NATALIE Y. MORRIS-SHARMA (Singapore), associating herself with ASEAN and the Non-Aligned Movement, said her country sought to actively engage at the time of treaty-making so that it could consider actions that might have to be undertaken domestically. Singapore tried, where appropriate, to explicitly reference a treaty in relevant legislations. The easy availability of legislation online promoted transparency. As for access to justice for all, she recalled that citizens had equal access to the legal system, an honest, competent and efficient judiciary, and fair and predictable laws. To further facilitate access to justice, Singapore had started direct funding of legal aid. It had also used innovations in alternative dispute resolution to provide to the lay-person a more timely and cost-effective way to resolve disputes.
GUSTAVO MEZA-CUADRA (Peru) welcomed the Secretary-General’s report on the Rule of Law, and highlighted the key role of the United Nations in providing assistance to a wide range of countries through the United Nations Office on Drugs and Crime (UNODC) and the United Nations Office for Project Services (UNOPS), to name a few. He also welcomed the support of the Special Representative of the Secretary-General on Violence against Children for the promulgation of a law that protected children and adolescents. The principle should be reflected in effective mechanisms for everyone, especially the vulnerable and those living in poverty and equal access to justice must be guaranteed for everyone. He highlighted that the rule of law and development were linked and mutually reinforcing, and that Peru was committed to democracy based on the rule of law and respect for human rights.
ELSADIG ALI SAYED AHMED (Sudan), associating himself with the African Group and Non-Aligned Movement, said that his country was examining its laws to ensure that they were in line with international laws. Rule of law was instrumental to the promotion of international relations and avoiding conflict. It was crucial to ensure the participation of all States in the rule of law by having a transparent and clear mechanism. Expressing hope that his country would be provided financial and technical assistance in establishing rule of law, he added that the International Court of Justice and other international arbitration mechanisms should be given a fair and just legal context to ensure that their decisions took into consideration the principles of the United Nations. It was also necessary to bolster cooperation in capacity-building technical assistance.
YOUSSEF HITTI (Lebanon) stated his strong belief that rule of law consolidated the three main pillars of the United Nations, namely, human rights; peace and security; and development. While there was no agreed-upon definition of the concept, it lay on values such as equality before law, accountability and guarantees of fundamental rights. Those principles could be found in numerous legal instruments as well as the United Nations Charter. “Unfortunately we tend to see selective application of the rule of law,” he said. That undermined the credibility of the Charter and the Organization. Furthermore, rule of law could not be achieved without ending foreign occupation, which was an infringement on peace and prevented occupied populations from fully utilizing their resources.

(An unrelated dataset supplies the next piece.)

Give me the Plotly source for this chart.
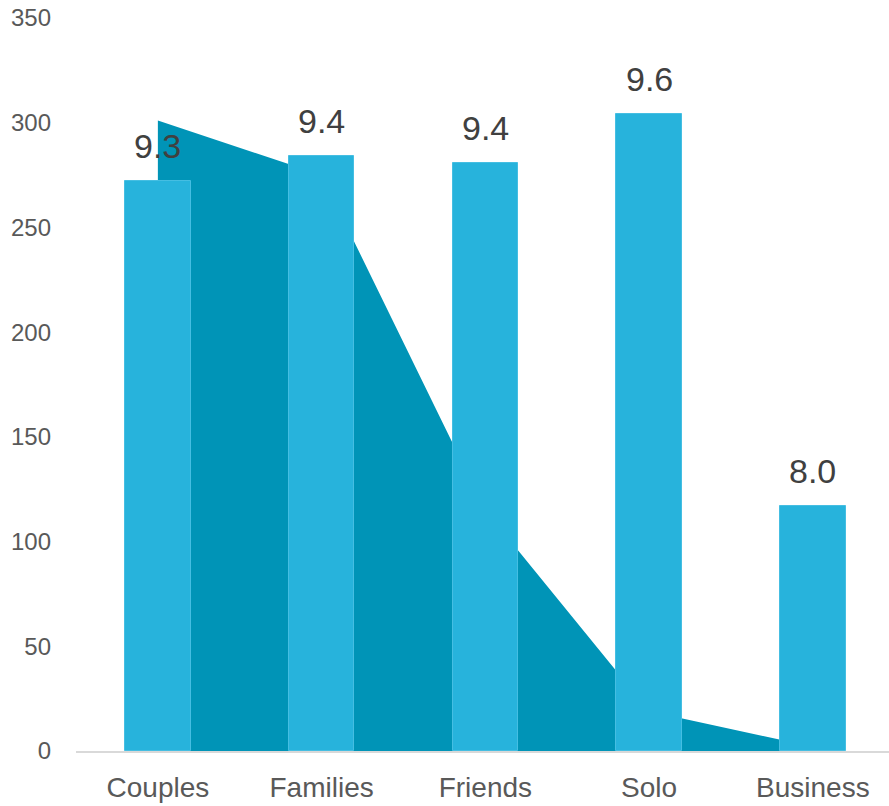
import plotly.graph_objects as go

# Guest segments with review counts, average rating, and share of stays
segments = ["Couples", "Families", "Friends", "Solo", "Business"]
review_counts = [272, 284, 281, 304, 117]
avg_rating = [9.3, 9.4, 9.4, 9.6, 8.0]
stay_volume = [301, 275, 115, 19, 2]

y_ticks = [0, 50, 100, 150, 200, 250, 300, 350]

BAR_COLOR = "#27B3DC"
AREA_COLOR = "#0094B7"
FONT = "Liberation Sans"

fig = go.Figure()

# Area sits on the base subplot so the bars (overlay subplot) draw above it
fig.add_trace(go.Scatter(
    x=segments, y=stay_volume,
    mode="lines", line=dict(width=0, color=AREA_COLOR),
    fill="tozeroy", fillcolor=AREA_COLOR,
    hoverinfo="skip", showlegend=False,
    xaxis="x", yaxis="y",
))

fig.add_trace(go.Bar(
    x=segments, y=review_counts,
    marker=dict(color=BAR_COLOR, line=dict(width=1, color="#45BEE2")),
    width=0.4, showlegend=False,
    xaxis="x2", yaxis="y2",
))

# Rating labels above each bar
for seg, cnt, r in zip(segments, review_counts, avg_rating):
    fig.add_annotation(
        x=seg, y=cnt, xref="x2", yref="y2",
        text=f"{r:.1f}", showarrow=False,
        yanchor="bottom", yshift=14,
        font=dict(family=FONT, size=34, color="#404040"),
    )

x_range = [-0.5, 4.465]
y_range = [0, 350]

common_x = dict(
    type="category", categoryorder="array", categoryarray=segments,
    range=x_range, showgrid=False, zeroline=False, automargin=False,
)
common_y = dict(range=y_range, showgrid=False, zeroline=False, automargin=False)

fig.update_layout(
    width=889, height=806,
    margin=dict(l=76, r=0, t=18, b=55),
    paper_bgcolor="white", plot_bgcolor="white",
    xaxis=dict(
        **common_x,
        showline=True, linecolor="#D9D9D9", linewidth=1.5,
        ticks="", ticklabelstandoff=11,
        tickfont=dict(family=FONT, size=28, color="#595959"),
    ),
    yaxis=dict(
        **common_y,
        tickmode="array", tickvals=y_ticks, ticktext=[str(v) for v in y_ticks],
        ticks="", ticklabelstandoff=24,
        tickfont=dict(family=FONT, size=24, color="#595959"),
    ),
    xaxis2=dict(**common_x, overlaying="x", showticklabels=False, showline=False),
    yaxis2=dict(**common_y, overlaying="y", showticklabels=False, showline=False),
    bargap=0,
)

fig.write_html("out.html")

PRIM MASRINUAN (Thailand) attached great importance to the role of multilateral treaties in advancing the rule of law at the international level. Her country had deposited its instrument of ratification of the Paris Agreement on Climate Change on 21 September. The 2016 United Nations Commission on International Trade Law (UNCITRAL) Notes on Organizing Arbitral Proceedings was a positive development in the sphere of international trade law. Transparent arbitral proceedings would allow developing nations to stay abreast of the elaboration of global rules that governed foreign direct investment (FDI) flows. In order to enhance equal access to justice, Thailand had enacted the Justice Fund Act. The country initiated, among other things, the Rules for the Treatment of Women Prisoners and Non-custodial Measures for Women Offenders.
DIE MILLOGO (Burkina Faso), associating himself with the Non-Aligned Movement and the African Group, said that his country’s commitment to rule of law was evident in its ratification of various international treaties as well as the development of its national legal instruments. His State had also undertaken to bolster its democratic institutions and was ensuring separation of powers and protection of fundamental freedoms for its citizens. It had also strengthened the powers of the authorities that were fighting corruption and had made the national human rights commission more independent. The attempted coup d’état of 2015 had not stopped the country’s efforts to bolster rule of law. “We need to be constantly vigilant,” he said, about ensuring free and fair elections. Further, the country had adopted two laws in 2015 to improve the independence of the judiciary.
PATRICK LUNA (Brazil), associating his delegation with CELAC, said that upholding international law, with the Charter at its centre, was not only desirable but was the only responsible course of action. The principle meant that no single country was exempt from compliance with its legal obligations or beyond reproach for circumventing international law. A transition to a “multipolar world order” would mean that “either the UN Charter will remain at the centre of the international order, or there will be no order,” he stressed. He further noted that the full meaning of the concept could get “lost in translation”, as, in Latin languages, the “rule of law” translates broadly into “a state of rights.” The concept should encompass the promotion of social inclusion through the legal empowerment of populations, he said. As well, access to justice was crucial for tackling the root causes of poverty, exclusion and vulnerability. To that end, Brazil had developed a national index of access, and its correlation with the Human Development Index demonstrated that access to justice and poverty reduction were mutually reinforcing.
The representative of Austria, aligning herself with the European Union and speaking as the coordinator of the Group of Friends of the Rule of Law, called upon all Member States to promote the rule of law, including through the ratification and implementation of international agreements and the settlement of disputes by peaceful means. Austria had ratified the Kampala Amendments. She welcomed the Secretary-General’s report on strengthening the United Nations rule of law activities, pointing out that Austria had contributed by offering informal briefings alongside Mexico, Liechtenstein and the Rule of Law Unit. Addressing the two subtopics on the agenda, she stressed Austria’s strong commitment to the implementation of multilateral treaties. She called access to justice for all “an important element of the rule of law” and noted that its implementation was crucial for the success of the 2030 Agenda.
IHOR YAREMENKO (Ukraine), aligning himself with the European Union, stated that his country was committed to the peaceful settlement of international disputes, despite the fact that the Russian Federation continued to concentrate its weaponry, armaments and military forces on the temporarily occupied territories of Crimea and Donbas region. His Government fully recognized the necessity of ensuring the global jurisdiction and support for the International Criminal Court and was strictly adhering to the principles of democracy, good governance, justice and the rule of law. Therefore he strongly voiced his support for the activities of the Court in an effort to ensure the universal commitment to fight against impunity.
Right of Reply
The representative of the Russian Federation, speaking in exercise of the right of reply, said that the statements made by the representative of Ukraine did not adhere to the item under discussion.